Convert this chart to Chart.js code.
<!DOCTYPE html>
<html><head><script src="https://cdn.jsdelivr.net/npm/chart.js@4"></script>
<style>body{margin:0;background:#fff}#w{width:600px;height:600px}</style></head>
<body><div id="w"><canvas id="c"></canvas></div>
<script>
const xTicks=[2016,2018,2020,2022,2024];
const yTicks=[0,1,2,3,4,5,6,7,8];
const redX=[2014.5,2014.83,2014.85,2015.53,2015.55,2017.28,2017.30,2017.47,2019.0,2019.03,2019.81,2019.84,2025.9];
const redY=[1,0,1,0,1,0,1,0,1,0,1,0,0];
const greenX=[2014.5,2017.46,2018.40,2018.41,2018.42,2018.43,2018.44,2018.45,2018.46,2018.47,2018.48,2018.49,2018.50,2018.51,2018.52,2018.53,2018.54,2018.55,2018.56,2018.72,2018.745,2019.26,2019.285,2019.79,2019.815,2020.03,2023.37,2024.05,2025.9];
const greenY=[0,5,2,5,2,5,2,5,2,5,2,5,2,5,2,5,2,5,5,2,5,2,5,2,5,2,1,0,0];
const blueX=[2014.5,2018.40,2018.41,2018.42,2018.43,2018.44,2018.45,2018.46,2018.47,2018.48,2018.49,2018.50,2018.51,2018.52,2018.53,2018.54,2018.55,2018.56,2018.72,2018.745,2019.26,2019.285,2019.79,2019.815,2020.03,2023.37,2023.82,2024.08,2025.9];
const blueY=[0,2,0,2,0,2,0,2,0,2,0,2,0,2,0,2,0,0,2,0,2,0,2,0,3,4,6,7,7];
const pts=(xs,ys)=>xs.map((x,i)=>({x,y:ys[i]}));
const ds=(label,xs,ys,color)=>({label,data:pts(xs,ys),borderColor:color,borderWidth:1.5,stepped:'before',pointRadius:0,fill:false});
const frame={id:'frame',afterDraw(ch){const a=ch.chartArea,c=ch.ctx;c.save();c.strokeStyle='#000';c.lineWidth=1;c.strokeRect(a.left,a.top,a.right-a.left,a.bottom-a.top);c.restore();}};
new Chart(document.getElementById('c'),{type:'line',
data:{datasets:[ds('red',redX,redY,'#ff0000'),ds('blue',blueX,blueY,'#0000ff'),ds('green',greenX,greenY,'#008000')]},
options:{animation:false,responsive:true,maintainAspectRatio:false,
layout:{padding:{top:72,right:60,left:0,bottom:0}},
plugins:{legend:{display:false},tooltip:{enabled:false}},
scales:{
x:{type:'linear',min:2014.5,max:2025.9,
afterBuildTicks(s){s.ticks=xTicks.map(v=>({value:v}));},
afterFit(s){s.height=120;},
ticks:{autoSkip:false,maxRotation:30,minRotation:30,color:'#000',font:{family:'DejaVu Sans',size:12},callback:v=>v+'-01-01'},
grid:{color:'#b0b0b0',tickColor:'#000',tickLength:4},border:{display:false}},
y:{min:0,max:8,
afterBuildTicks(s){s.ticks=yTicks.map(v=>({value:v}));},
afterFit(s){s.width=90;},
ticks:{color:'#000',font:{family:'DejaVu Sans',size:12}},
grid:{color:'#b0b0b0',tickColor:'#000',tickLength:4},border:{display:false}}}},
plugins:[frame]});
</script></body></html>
======
--- Work instructions ---
Repeat the data exactly. Leave nothing out.

--- Written answer ---
Convert this chart to Chart.js code.
<!DOCTYPE html>
<html><head><script src="https://cdn.jsdelivr.net/npm/chart.js@4"></script>
<style>body{margin:0;background:#fff}#w{width:600px;height:600px}</style></head>
<body><div id="w"><canvas id="c"></canvas></div>
<script>
const xTicks=[2016,2018,2020,2022,2024];
const yTicks=[0,1,2,3,4,5,6,7,8];
const redX=[2014.5,2014.83,2014.85,2015.53,2015.55,2017.28,2017.30,2017.47,2019.0,2019.03,2019.81,2019.84,2025.9];
const redY=[1,0,1,0,1,0,1,0,1,0,1,0,0];
const greenX=[2014.5,2017.46,2018.40,2018.41,2018.42,2018.43,2018.44,2018.45,2018.46,2018.47,2018.48,2018.49,2018.50,2018.51,2018.52,2018.53,2018.54,2018.55,2018.56,2018.72,2018.745,2019.26,2019.285,2019.79,2019.815,2020.03,2023.37,2024.05,2025.9];
const greenY=[0,5,2,5,2,5,2,5,2,5,2,5,2,5,2,5,2,5,5,2,5,2,5,2,5,2,1,0,0];
const blueX=[2014.5,2018.40,2018.41,2018.42,2018.43,2018.44,2018.45,2018.46,2018.47,2018.48,2018.49,2018.50,2018.51,2018.52,2018.53,2018.54,2018.55,2018.56,2018.72,2018.745,2019.26,2019.285,2019.79,2019.815,2020.03,2023.37,2023.82,2024.08,2025.9];
const blueY=[0,2,0,2,0,2,0,2,0,2,0,2,0,2,0,2,0,0,2,0,2,0,2,0,3,4,6,7,7];
const pts=(xs,ys)=>xs.map((x,i)=>({x,y:ys[i]}));
const ds=(label,xs,ys,color)=>({label,data:pts(xs,ys),borderColor:color,borderWidth:1.5,stepped:'before',pointRadius:0,fill:false});
const frame={id:'frame',afterDraw(ch){const a=ch.chartArea,c=ch.ctx;c.save();c.strokeStyle='#000';c.lineWidth=1;c.strokeRect(a.left,a.top,a.right-a.left,a.bottom-a.top);c.restore();}};
new Chart(document.getElementById('c'),{type:'line',
data:{datasets:[ds('red',redX,redY,'#ff0000'),ds('blue',blueX,blueY,'#0000ff'),ds('green',greenX,greenY,'#008000')]},
options:{animation:false,responsive:true,maintainAspectRatio:false,
layout:{padding:{top:72,right:60,left:0,bottom:0}},
plugins:{legend:{display:false},tooltip:{enabled:false}},
scales:{
x:{type:'linear',min:2014.5,max:2025.9,
afterBuildTicks(s){s.ticks=xTicks.map(v=>({value:v}));},
afterFit(s){s.height=120;},
ticks:{autoSkip:false,maxRotation:30,minRotation:30,color:'#000',font:{family:'DejaVu Sans',size:12},callback:v=>v+'-01-01'},
grid:{color:'#b0b0b0',tickColor:'#000',tickLength:4},border:{display:false}},
y:{min:0,max:8,
afterBuildTicks(s){s.ticks=yTicks.map(v=>({value:v}));},
afterFit(s){s.width=90;},
ticks:{color:'#000',font:{family:'DejaVu Sans',size:12}},
grid:{color:'#b0b0b0',tickColor:'#000',tickLength:4},border:{display:false}}}},
plugins:[frame]});
</script></body></html>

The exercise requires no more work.